Exercise task:
Repeat the listing word for word. No pictures belong in the copy.
** Start Information shown **
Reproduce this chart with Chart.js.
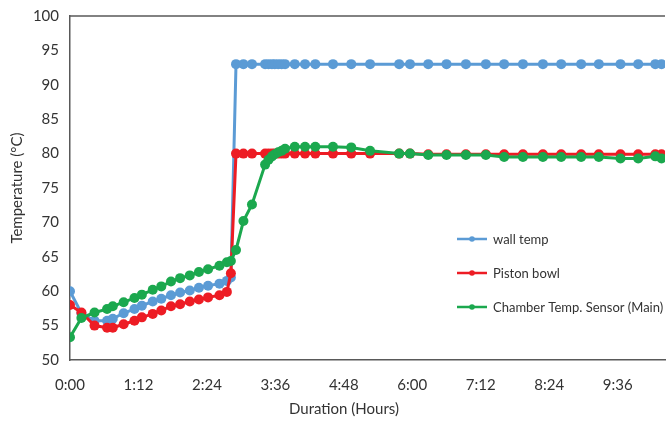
<!DOCTYPE html>
<html>
<head>
<meta charset="utf-8">
<title>Temperature vs Duration</title>
<script src="https://cdn.jsdelivr.net/npm/chart.js@4.4.1/dist/chart.umd.min.js"></script>
<style>
  html, body { margin: 0; padding: 0; background: #fff; overflow: hidden; }
  #wrap { width: 670px; height: 425px; position: relative; }
</style>
</head>
<body>
<div id="wrap"><canvas id="chart" width="670" height="425"></canvas></div>
<script>
// time of each reading, in hours (shared by all three sensors)
const timeHours = [
  0, 0.2, 0.43, 0.65, 0.75, 0.94, 1.13, 1.26, 1.45, 1.6, 1.77, 1.93, 2.1, 2.26, 2.42, 2.62, 2.75, 2.82,
  2.91, 3.04, 3.19, 3.42, 3.48, 3.54, 3.59, 3.65, 3.71, 3.77, 3.94, 4.12, 4.3, 4.61, 4.93, 5.26,
  5.77, 5.96, 6.28, 6.6, 6.94, 7.29, 7.61, 7.94, 8.29, 8.61, 8.96, 9.27, 9.65, 9.96, 10.26, 10.37
]

const wallTemp = [
  60.0, 56.8, 55.7, 55.7, 56.0, 56.8, 57.4, 57.9, 58.5, 58.9, 59.4, 59.8, 60.1, 60.5, 60.8, 61.1, 61.5, 62.0,
  93.0, 93.0, 93.0, 93.0, 93.0, 93.0, 93.0, 93.0, 93.0, 93.0, 93.0, 93.0, 93.0, 93.0, 93.0, 93.0,
  93.0, 93.0, 93.0, 93.0, 93.0, 93.0, 93.0, 93.0, 93.0, 93.0, 93.0, 93.0, 93.0, 93.0, 93.0, 93.0
]

const pistonBowl = [
  58.0, 56.9, 55.0, 54.7, 54.7, 55.2, 55.7, 56.2, 56.7, 57.2, 57.8, 58.1, 58.5, 58.8, 59.1, 59.4, 59.9, 62.6,
  80.0, 80.0, 80.0, 80.0, 80.0, 80.0, 80.0, 80.0, 80.0, 80.0, 80.0, 80.0, 80.0, 80.0, 80.0, 80.0,
  80.0, 80.0, 79.9, 79.9, 79.9, 79.9, 79.9, 79.9, 79.9, 79.9, 79.9, 79.9, 79.9, 79.9, 79.9, 79.9
]

const chamberSensor = [
  53.3, 56.1, 56.9, 57.4, 57.8, 58.4, 59.0, 59.5, 60.2, 60.7, 61.4, 61.9, 62.3, 62.8, 63.2, 63.7, 64.2, 64.4,
  66.0, 70.2, 72.6, 78.4, 79.1, 79.6, 79.9, 80.2, 80.4, 80.7, 81.0, 81.0, 81.0, 81.0, 80.9, 80.4,
  80.0, 80.0, 79.8, 79.8, 79.8, 79.8, 79.5, 79.5, 79.5, 79.5, 79.5, 79.5, 79.3, 79.3, 79.6, 79.3
]

const xTickHours = [0, 1.2, 2.4, 3.6, 4.8, 6.0, 7.2, 8.4, 9.6]
const yTicks = [50, 55, 60, 65, 70, 75, 80, 85, 90, 95, 100]

const seriesNames = ["wall temp", "Piston bowl", "Chamber Temp. Sensor (Main)"]
const seriesColors = ["#5B9BD5", "#ED1C24", "#1BA84E"]

const textColor = "#333333"
const axisColor = "#595959"
const fontFamily = "Lato, 'Open Sans', sans-serif"

function toPoints(values) {
  return values.map((v, i) => ({ x: timeHours[i], y: v }))
}

function fmtHours(h) {
  const mins = Math.round(h * 60)
  return Math.floor(mins / 60) + ":" + String(mins % 60).padStart(2, "0")
}

// top border of the plot area, x-axis title and the legend inside the plot
const extrasPlugin = {
  id: "extras",
  afterDraw(chart) {
    const ctx = chart.ctx
    const area = chart.chartArea
    ctx.save()
    ctx.strokeStyle = axisColor
    ctx.lineWidth = 1.5
    ctx.beginPath()
    ctx.moveTo(area.left, area.top)
    ctx.lineTo(area.right, area.top)
    ctx.stroke()

    ctx.fillStyle = textColor
    ctx.font = "15px " + fontFamily
    ctx.textAlign = "center"
    ctx.textBaseline = "middle"
    ctx.fillText("Duration (Hours)", 344, 409)

    // legend
    const lx = 457, ly = 239, gap = 34
    ctx.font = "13px " + fontFamily
    ctx.textAlign = "left"
    seriesNames.forEach((name, i) => {
      const y = ly + i * gap
      ctx.strokeStyle = seriesColors[i]
      ctx.lineWidth = 2.5
      ctx.beginPath()
      ctx.moveTo(lx, y)
      ctx.lineTo(lx + 30, y)
      ctx.stroke()
      ctx.fillStyle = seriesColors[i]
      ctx.beginPath()
      ctx.arc(lx + 15, y, 2.8, 0, Math.PI * 2)
      ctx.fill()
      ctx.fillStyle = textColor
      ctx.fillText(name, lx + 36, y + 1)
    })
    ctx.restore()
  },
}

const datasetValues = [wallTemp, pistonBowl, chamberSensor]

const ctx = document.getElementById("chart").getContext("2d")
new Chart(ctx, {
  type: "line",
  data: {
    datasets: datasetValues.map((vals, i) => ({
      label: seriesNames[i],
      data: toPoints(vals),
      borderColor: seriesColors[i],
      backgroundColor: seriesColors[i],
      pointBackgroundColor: seriesColors[i],
      pointBorderColor: seriesColors[i],
      borderWidth: 3,
      pointRadius: 5,
      pointBorderWidth: 0,
      tension: 0,
      fill: false,
      order: 3 - i,
    })),
  },
  options: {
    responsive: false,
    animation: false,
    layout: { padding: { top: 16, right: 0, left: 0, bottom: 0 } },
    plugins: {
      legend: { display: false },
      tooltip: { enabled: false },
    },
    scales: {
      x: {
        type: "linear",
        min: 0,
        max: 10.43,
        grid: { display: false, drawTicks: false },
        border: { display: true, color: axisColor, width: 1.5 },
        afterBuildTicks: (scale) => {
          scale.ticks = xTickHours.map((v) => ({ value: v }))
        },
        afterFit: (scale) => {
          scale.height = 65
          scale.paddingLeft = 0
          scale.paddingRight = 0
        },
        ticks: {
          padding: 16,
          color: textColor,
          font: { family: fontFamily, size: 15 },
          maxRotation: 0,
          autoSkip: false,
          callback: (v) => fmtHours(v),
        },
      },
      y: {
        min: 50,
        max: 100,
        grid: { display: false, drawTicks: false },
        border: { display: true, color: axisColor, width: 1.5 },
        afterBuildTicks: (scale) => {
          scale.ticks = yTicks.map((v) => ({ value: v }))
        },
        afterFit: (scale) => {
          scale.width = 70
          scale.paddingTop = 0
          scale.paddingBottom = 0
        },
        ticks: {
          padding: 11,
          color: textColor,
          font: { family: fontFamily, size: 15 },
        },
        title: {
          display: true,
          text: "Temperature (°C)",
          color: textColor,
          font: { family: fontFamily, size: 15 },
          padding: { top: 8, bottom: 0 },
        },
      },
    },
  },
  plugins: [extrasPlugin],
})
</script>
</body>
</html>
** End Information shown **
Response:
Reproduce this chart with Chart.js.
<!DOCTYPE html>
<html>
<head>
<meta charset="utf-8">
<title>Temperature vs Duration</title>
<script src="https://cdn.jsdelivr.net/npm/chart.js@4.4.1/dist/chart.umd.min.js"></script>
<style>
  html, body { margin: 0; padding: 0; background: #fff; overflow: hidden; }
  #wrap { width: 670px; height: 425px; position: relative; }
</style>
</head>
<body>
<div id="wrap"><canvas id="chart" width="670" height="425"></canvas></div>
<script>
// time of each reading, in hours (shared by all three sensors)
const timeHours = [
  0, 0.2, 0.43, 0.65, 0.75, 0.94, 1.13, 1.26, 1.45, 1.6, 1.77, 1.93, 2.1, 2.26, 2.42, 2.62, 2.75, 2.82,
  2.91, 3.04, 3.19, 3.42, 3.48, 3.54, 3.59, 3.65, 3.71, 3.77, 3.94, 4.12, 4.3, 4.61, 4.93, 5.26,
  5.77, 5.96, 6.28, 6.6, 6.94, 7.29, 7.61, 7.94, 8.29, 8.61, 8.96, 9.27, 9.65, 9.96, 10.26, 10.37
]

const wallTemp = [
  60.0, 56.8, 55.7, 55.7, 56.0, 56.8, 57.4, 57.9, 58.5, 58.9, 59.4, 59.8, 60.1, 60.5, 60.8, 61.1, 61.5, 62.0,
  93.0, 93.0, 93.0, 93.0, 93.0, 93.0, 93.0, 93.0, 93.0, 93.0, 93.0, 93.0, 93.0, 93.0, 93.0, 93.0,
  93.0, 93.0, 93.0, 93.0, 93.0, 93.0, 93.0, 93.0, 93.0, 93.0, 93.0, 93.0, 93.0, 93.0, 93.0, 93.0
]

const pistonBowl = [
  58.0, 56.9, 55.0, 54.7, 54.7, 55.2, 55.7, 56.2, 56.7, 57.2, 57.8, 58.1, 58.5, 58.8, 59.1, 59.4, 59.9, 62.6,
  80.0, 80.0, 80.0, 80.0, 80.0, 80.0, 80.0, 80.0, 80.0, 80.0, 80.0, 80.0, 80.0, 80.0, 80.0, 80.0,
  80.0, 80.0, 79.9, 79.9, 79.9, 79.9, 79.9, 79.9, 79.9, 79.9, 79.9, 79.9, 79.9, 79.9, 79.9, 79.9
]

const chamberSensor = [
  53.3, 56.1, 56.9, 57.4, 57.8, 58.4, 59.0, 59.5, 60.2, 60.7, 61.4, 61.9, 62.3, 62.8, 63.2, 63.7, 64.2, 64.4,
  66.0, 70.2, 72.6, 78.4, 79.1, 79.6, 79.9, 80.2, 80.4, 80.7, 81.0, 81.0, 81.0, 81.0, 80.9, 80.4,
  80.0, 80.0, 79.8, 79.8, 79.8, 79.8, 79.5, 79.5, 79.5, 79.5, 79.5, 79.5, 79.3, 79.3, 79.6, 79.3
]

const xTickHours = [0, 1.2, 2.4, 3.6, 4.8, 6.0, 7.2, 8.4, 9.6]
const yTicks = [50, 55, 60, 65, 70, 75, 80, 85, 90, 95, 100]

const seriesNames = ["wall temp", "Piston bowl", "Chamber Temp. Sensor (Main)"]
const seriesColors = ["#5B9BD5", "#ED1C24", "#1BA84E"]

const textColor = "#333333"
const axisColor = "#595959"
const fontFamily = "Lato, 'Open Sans', sans-serif"

function toPoints(values) {
  return values.map((v, i) => ({ x: timeHours[i], y: v }))
}

function fmtHours(h) {
  const mins = Math.round(h * 60)
  return Math.floor(mins / 60) + ":" + String(mins % 60).padStart(2, "0")
}

// top border of the plot area, x-axis title and the legend inside the plot
const extrasPlugin = {
  id: "extras",
  afterDraw(chart) {
    const ctx = chart.ctx
    const area = chart.chartArea
    ctx.save()
    ctx.strokeStyle = axisColor
    ctx.lineWidth = 1.5
    ctx.beginPath()
    ctx.moveTo(area.left, area.top)
    ctx.lineTo(area.right, area.top)
    ctx.stroke()

    ctx.fillStyle = textColor
    ctx.font = "15px " + fontFamily
    ctx.textAlign = "center"
    ctx.textBaseline = "middle"
    ctx.fillText("Duration (Hours)", 344, 409)

    // legend
    const lx = 457, ly = 239, gap = 34
    ctx.font = "13px " + fontFamily
    ctx.textAlign = "left"
    seriesNames.forEach((name, i) => {
      const y = ly + i * gap
      ctx.strokeStyle = seriesColors[i]
      ctx.lineWidth = 2.5
      ctx.beginPath()
      ctx.moveTo(lx, y)
      ctx.lineTo(lx + 30, y)
      ctx.stroke()
      ctx.fillStyle = seriesColors[i]
      ctx.beginPath()
      ctx.arc(lx + 15, y, 2.8, 0, Math.PI * 2)
      ctx.fill()
      ctx.fillStyle = textColor
      ctx.fillText(name, lx + 36, y + 1)
    })
    ctx.restore()
  },
}

const datasetValues = [wallTemp, pistonBowl, chamberSensor]

const ctx = document.getElementById("chart").getContext("2d")
new Chart(ctx, {
  type: "line",
  data: {
    datasets: datasetValues.map((vals, i) => ({
      label: seriesNames[i],
      data: toPoints(vals),
      borderColor: seriesColors[i],
      backgroundColor: seriesColors[i],
      pointBackgroundColor: seriesColors[i],
      pointBorderColor: seriesColors[i],
      borderWidth: 3,
      pointRadius: 5,
      pointBorderWidth: 0,
      tension: 0,
      fill: false,
      order: 3 - i,
    })),
  },
  options: {
    responsive: false,
    animation: false,
    layout: { padding: { top: 16, right: 0, left: 0, bottom: 0 } },
    plugins: {
      legend: { display: false },
      tooltip: { enabled: false },
    },
    scales: {
      x: {
        type: "linear",
        min: 0,
        max: 10.43,
        grid: { display: false, drawTicks: false },
        border: { display: true, color: axisColor, width: 1.5 },
        afterBuildTicks: (scale) => {
          scale.ticks = xTickHours.map((v) => ({ value: v }))
        },
        afterFit: (scale) => {
          scale.height = 65
          scale.paddingLeft = 0
          scale.paddingRight = 0
        },
        ticks: {
          padding: 16,
          color: textColor,
          font: { family: fontFamily, size: 15 },
          maxRotation: 0,
          autoSkip: false,
          callback: (v) => fmtHours(v),
        },
      },
      y: {
        min: 50,
        max: 100,
        grid: { display: false, drawTicks: false },
        border: { display: true, color: axisColor, width: 1.5 },
        afterBuildTicks: (scale) => {
          scale.ticks = yTicks.map((v) => ({ value: v }))
        },
        afterFit: (scale) => {
          scale.width = 70
          scale.paddingTop = 0
          scale.paddingBottom = 0
        },
        ticks: {
          padding: 11,
          color: textColor,
          font: { family: fontFamily, size: 15 },
        },
        title: {
          display: true,
          text: "Temperature (°C)",
          color: textColor,
          font: { family: fontFamily, size: 15 },
          padding: { top: 8, bottom: 0 },
        },
      },
    },
  },
  plugins: [extrasPlugin],
})
</script>
</body>
</html>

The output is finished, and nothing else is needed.